As I understand @Kaneki123's concern, it is not the reference frame which is the problem. It is the question of causation -- the [mistaken] idea that a force only does work when it causes motion.

The lack of a displacement is noted not because @Kaneki123 is considering the girl to be at rest. Rather, it is because the bulk of the displacement takes place during a steady state when the bag ascends the stairs at a steady rate under a net force of zero. During this phase, the support from the girl and the down-force from gravity are in balance. @Kaneki123 sees this as a condition where the movement which she agrees does exist does not count toward work done because the force applied by the girl during this interval does not cause the motion.

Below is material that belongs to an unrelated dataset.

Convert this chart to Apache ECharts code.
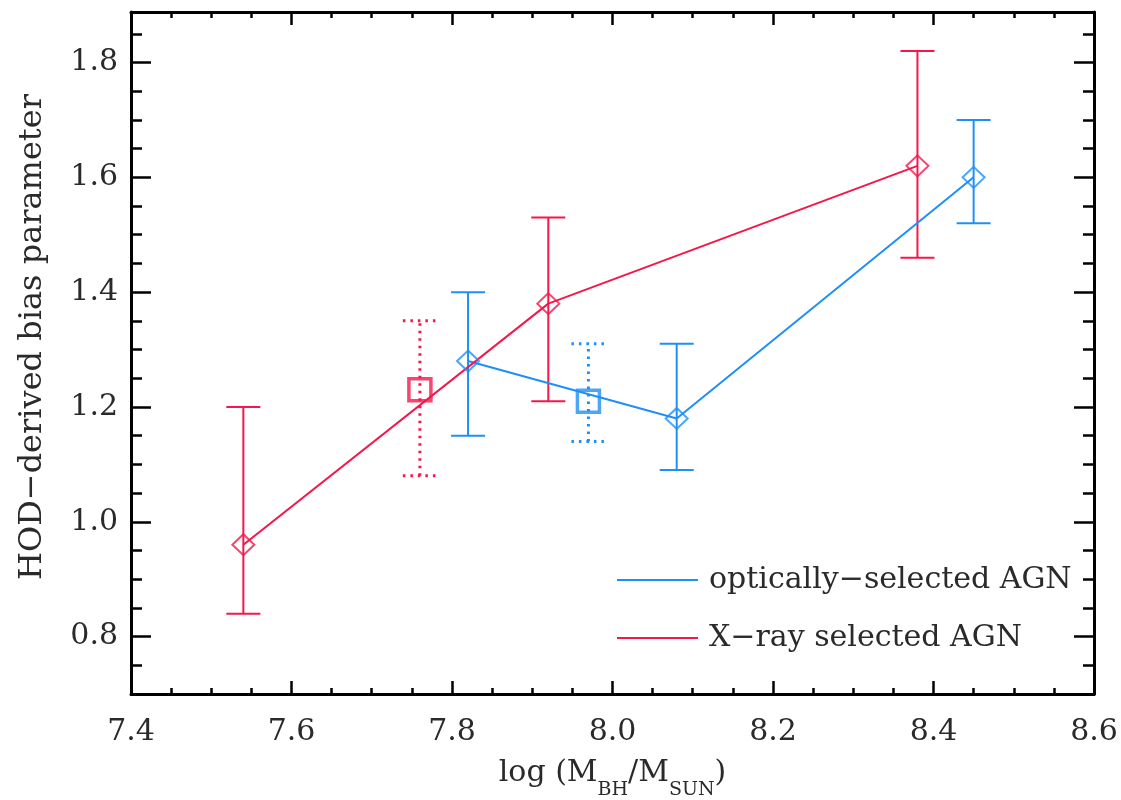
<!DOCTYPE html>
<html>
<head>
<meta charset="utf-8">
<script src="https://cdn.jsdelivr.net/npm/echarts@6/dist/echarts.min.js"></script>
<style>html,body{margin:0;padding:0;background:#fff;}#c{width:1121px;height:800px;}</style>
</head>
<body>
<div id="c"></div>
<script>
// ---- data ----
const xrayName = 'X\u2212ray selected AGN';
const optName = 'optically\u2212selected AGN';
const xrayX = [7.54, 7.92, 8.38];
const xrayY = [0.96, 1.38, 1.62];
const xrayLo = [0.84, 1.21, 1.46];
const xrayHi = [1.20, 1.53, 1.82];
const optX = [7.82, 8.08, 8.45];
const optY = [1.28, 1.18, 1.60];
const optLo = [1.15, 1.09, 1.52];
const optHi = [1.40, 1.31, 1.70];
const xraySqX = [7.76];
const xraySqY = [1.23];
const xraySqLo = [1.08];
const xraySqHi = [1.35];
const optSqX = [7.97];
const optSqY = [1.21];
const optSqLo = [1.14];
const optSqHi = [1.31];
const xTicks = [7.4, 7.6, 7.8, 8.0, 8.2, 8.4, 8.6];
const yTicks = [0.8, 1.0, 1.2, 1.4, 1.6, 1.8];
const xRange = [7.4, 8.6];
const yRange = [0.7, 1.888];

// ---- styles ----
const RED = '#f5164b';
const BLUE = '#1e90f5';
const FONT = 'DejaVu Serif';
const TXT = '#2a2a2a';

const yMinor = [];
for (let k = 15; k <= 37; k++) {
  const v = +(k * 0.05).toFixed(2);
  if (!yTicks.some(t => Math.abs(t - v) < 1e-6)) yMinor.push(v);
}

const zip = (a, b) => a.map((v, i) => [v, b[i]]);
const zip3 = (a, b, c) => a.map((v, i) => [v, b[i], c[i]]);

function errRender(color, dotted) {
  return function (params, api) {
    const x = api.value(0), lo = api.value(1), hi = api.value(2);
    const pL = api.coord([x, lo]), pH = api.coord([x, hi]);
    const hw = 17;
    const style = { stroke: color, lineWidth: dotted ? 3 : 2, lineDash: dotted ? [2.5, 5] : null, fill: null };
    return {
      type: 'group',
      children: [
        { type: 'line', shape: { x1: pL[0], y1: pL[1], x2: pH[0], y2: pH[1] }, style: style },
        { type: 'line', shape: { x1: pL[0] - hw, y1: pL[1], x2: pL[0] + hw, y2: pL[1] }, style: style },
        { type: 'line', shape: { x1: pH[0] - hw, y1: pH[1], x2: pH[0] + hw, y2: pH[1] }, style: style }
      ]
    };
  };
}

const axisLine = { show: true, lineStyle: { color: '#000', width: 3 } };
const lbl = { fontFamily: FONT, fontSize: 30, color: TXT };

function yAx(pos, ticks, len, opts) {
  return Object.assign({
    type: 'value', position: pos, min: yRange[0], max: yRange[1],
    axisLine: { show: false },
    axisTick: { show: true, inside: true, length: len, customValues: ticks, lineStyle: { color: '#000', width: 2.5 } },
    axisLabel: { show: false },
    splitLine: { show: false }
  }, opts || {});
}

const option = {
  animation: false,
  backgroundColor: '#fff',
  grid: { left: 131, right: 27, top: 12, bottom: 106, containLabel: false, outerBoundsMode: 'none' },
  legend: {
    orient: 'vertical', left: 612, top: 558, itemGap: 24,
    itemWidth: 81, itemHeight: 2,
    textStyle: { fontFamily: FONT, fontSize: 30, color: TXT, lineHeight: 34, padding: [0, 0, 0, 6] },
    data: [
      { name: optName, icon: 'rect', itemStyle: { color: BLUE } },
      { name: xrayName, icon: 'rect', itemStyle: { color: RED } }
    ]
  },
  xAxis: [
    {
      type: 'value', position: 'bottom', min: xRange[0], max: xRange[1], interval: 0.2,
      axisLine: axisLine,
      axisTick: { inside: true, length: 13, lineStyle: { color: '#000', width: 2.5 } },
      minorTick: { show: true, splitNumber: 4, length: 6, lineStyle: { color: '#000', width: 2.5 } },
      axisLabel: Object.assign({ margin: 23, customValues: xTicks, formatter: v => v.toFixed(1) }, lbl),
      splitLine: { show: false }, minorSplitLine: { show: false },
      name: '{m|log (M}{s|BH}{m|/M}{s|SUN}{m|)}',
      nameLocation: 'middle', nameGap: 58,
      nameTextStyle: {
        rich: {
          m: { fontFamily: FONT, fontSize: 30, color: TXT, verticalAlign: 'bottom', lineHeight: 36 },
          s: { fontFamily: FONT, fontSize: 19, color: TXT, verticalAlign: 'bottom', lineHeight: 26, padding: [0, 0, -12, 0] }
        }
      }
    },
    {
      type: 'value', position: 'top', min: xRange[0], max: xRange[1], interval: 0.2,
      axisLine: axisLine,
      axisTick: { inside: true, length: 13, lineStyle: { color: '#000', width: 2.5 } },
      minorTick: { show: true, splitNumber: 4, length: 6, lineStyle: { color: '#000', width: 2.5 } },
      axisLabel: { show: false }, splitLine: { show: false }, minorSplitLine: { show: false }
    }
  ],
  yAxis: [
    yAx('left', yTicks, 20, {
      axisLine: axisLine,
      axisLabel: Object.assign({ show: true, margin: 13, customValues: yTicks, formatter: v => v.toFixed(1) }, lbl),
      name: 'HOD\u2212derived bias parameter',
      nameLocation: 'middle', nameGap: 82,
      nameTextStyle: { fontFamily: FONT, fontSize: 32, color: TXT, padding: [0, 0, 0, 32] }
    }),
    yAx('left', yMinor, 11),
    yAx('right', yTicks, 20, { axisLine: axisLine }),
    yAx('right', yMinor, 11)
  ],
  series: [
    { type: 'custom', name: 'xerr', renderItem: errRender(RED, false), data: zip3(xrayX, xrayLo, xrayHi), encode: { x: 0, y: [1, 2] }, z: 2 },
    { type: 'custom', name: 'oerr', renderItem: errRender(BLUE, false), data: zip3(optX, optLo, optHi), encode: { x: 0, y: [1, 2] }, z: 2 },
    { type: 'custom', name: 'xsqerr', renderItem: errRender(RED, true), data: zip3(xraySqX, xraySqLo, xraySqHi), encode: { x: 0, y: [1, 2] }, z: 2 },
    { type: 'custom', name: 'osqerr', renderItem: errRender(BLUE, true), data: zip3(optSqX, optSqLo, optSqHi), encode: { x: 0, y: [1, 2] }, z: 2 },
    { type: 'line', name: optName, data: zip(optX, optY), symbol: 'none', lineStyle: { color: BLUE, width: 2 }, itemStyle: { color: BLUE }, z: 3 },
    { type: 'line', name: xrayName, data: zip(xrayX, xrayY), symbol: 'none', lineStyle: { color: RED, width: 2 }, itemStyle: { color: RED }, z: 3 },
    { type: 'scatter', name: 'odiam', data: zip(optX, optY), symbol: 'diamond', symbolSize: [22, 21], itemStyle: { color: 'rgba(0,0,0,0)', borderColor: BLUE, borderWidth: 2 }, z: 4 },
    { type: 'scatter', name: 'xdiam', data: zip(xrayX, xrayY), symbol: 'diamond', symbolSize: [22, 21], itemStyle: { color: 'rgba(0,0,0,0)', borderColor: RED, borderWidth: 2 }, z: 4 },
    { type: 'scatter', name: 'osq', data: zip(optSqX, optSqY), symbol: 'rect', symbolSize: 22, itemStyle: { color: 'rgba(0,0,0,0)', borderColor: BLUE, borderWidth: 3.5 }, z: 4 },
    { type: 'scatter', name: 'xsq', data: zip(xraySqX, xraySqY), symbol: 'rect', symbolSize: 22, itemStyle: { color: 'rgba(0,0,0,0)', borderColor: RED, borderWidth: 3.5 }, z: 4 }
  ]
};

const chart = echarts.init(document.getElementById('c'), null, { renderer: 'canvas' });
chart.setOption(option);
</script>
</body>
</html>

However, as @A.T. has pointed out multiple times, the notion of causation is simply irrelevant.

17. Jan 13, 2017

### Staff: Mentor

@Kaneki123 Is that actually what you are saying?

18. Jan 13, 2017

### A.T.

19. Jan 14, 2017

### Kaneki123

Okay I understand now...One last thing, if work is done when displacement is in same direction as force, so where does the concept of ''negative work'' comes from???

20. Jan 14, 2017

### jbriggs444

When displacement is in the direction opposite to the force being considered.

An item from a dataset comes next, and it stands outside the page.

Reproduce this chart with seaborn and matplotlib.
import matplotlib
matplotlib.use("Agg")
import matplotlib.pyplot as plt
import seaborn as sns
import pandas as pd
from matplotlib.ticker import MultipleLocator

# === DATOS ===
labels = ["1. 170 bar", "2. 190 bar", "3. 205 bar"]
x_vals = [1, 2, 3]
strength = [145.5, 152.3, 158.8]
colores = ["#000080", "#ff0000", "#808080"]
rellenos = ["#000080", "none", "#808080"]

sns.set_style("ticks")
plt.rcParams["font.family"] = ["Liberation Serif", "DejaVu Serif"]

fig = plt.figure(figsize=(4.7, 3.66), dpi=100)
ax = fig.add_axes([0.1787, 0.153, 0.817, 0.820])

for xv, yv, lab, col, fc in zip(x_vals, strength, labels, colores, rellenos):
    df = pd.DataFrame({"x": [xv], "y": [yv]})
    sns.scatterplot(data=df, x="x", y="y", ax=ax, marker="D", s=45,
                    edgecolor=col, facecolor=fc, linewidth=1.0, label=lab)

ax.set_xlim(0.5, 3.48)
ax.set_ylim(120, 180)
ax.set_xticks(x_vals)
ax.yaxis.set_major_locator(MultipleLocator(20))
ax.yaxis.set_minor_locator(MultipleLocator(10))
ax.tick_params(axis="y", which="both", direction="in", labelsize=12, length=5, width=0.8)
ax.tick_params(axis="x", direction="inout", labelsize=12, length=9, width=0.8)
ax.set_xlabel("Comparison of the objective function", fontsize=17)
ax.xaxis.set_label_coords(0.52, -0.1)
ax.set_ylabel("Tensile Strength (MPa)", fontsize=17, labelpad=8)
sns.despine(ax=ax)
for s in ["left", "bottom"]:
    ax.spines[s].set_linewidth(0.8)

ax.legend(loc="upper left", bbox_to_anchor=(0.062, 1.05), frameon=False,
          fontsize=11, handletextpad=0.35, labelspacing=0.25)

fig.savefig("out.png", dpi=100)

For example, the force of a man's hands on a thrown ball that he is catching.

21. Jan 14, 2017

### sophiecentaur

Not too difficult for you, I'm sure' . Your post says the same thing.
"On and By": However you perform an action 'on' an object, the work done on it is the same. This may involve a lot more work being done 'by' you and this is what confuses people when they describe the Energy they use, just holding a heavy weight without lifting it up. Efficiency is a very understandable reason for the difference. [Edit: The idea of 'dead weight' is also relevant here. The hook and pulleys on a crane can be of similar mass to the object they lift. That can double the work done 'by' the crane, compared with that done 'on' the load. This may appear to be trivial but it is highly relevant to first timers.]
Reference Frames are, of course, relevant but that term introduces a further level of complexity into a simple everyday situation. It's always possible to ramp up a conversation by introducing more Scientific concepts. I try to address the basic concerns of the OP first, when it's possible. I would suggest that the question was posed in a School scenario and I doubt whether that the term 'Reference Frame' would have been mentioned at that stage of the course.

Last edited: Jan 15, 2017
22. Jan 15, 2017

### Kaneki123

''In physics, a force is said to do work if, when acting, there is a displacement of the point of application in the direction of the force''(Wikipedia)....So how there be a negative work when a ''displacement in direction opposite to force'' does not fit te definition...In other words, the work can only be done if the displacement is in direction of force...So how can there be a negative work (in which displacement and force are in opposite directions)???

23. Jan 15, 2017

### Staff: Mentor

Did you consider that there could be two forces acting on the body in opposite directions, and one of these forces causes the body to move in a direction opposite to that of the other force? Or, even if there is only one force, the body may be already moving in the direction opposite to the force, and the force is acting to slow it down.

24. Jan 15, 2017

### jbriggs444

You are looking at the first line on the Wiki page. That line is a rough summary that captures only some of the full definition. The proper way of defining work is as the dot product of the force vector times the displacement vector: $W = \vec{F}\ \cdot\ \vec{d}$

Without using vectors, this may be calculated as force times distance times the cosine of the angle between the two. If force and distance are parallel, the cosine is one and you get the formula that is most often quoted. Work = force times distance. If force and distance are not quite in the same direction you get almost but not quite the full work. If force and distance are at right angles you get no work at all. If force and distance are pointed in opposite directions, the cosine term is negative.

25. Jan 15, 2017

### Staff: Mentor

The definition of work is $W=f\cdot d$ for a constant force or $dW/dt = f \cdot v$ for a varying force. Nothing about "cause" or even "net" shows up in the definition.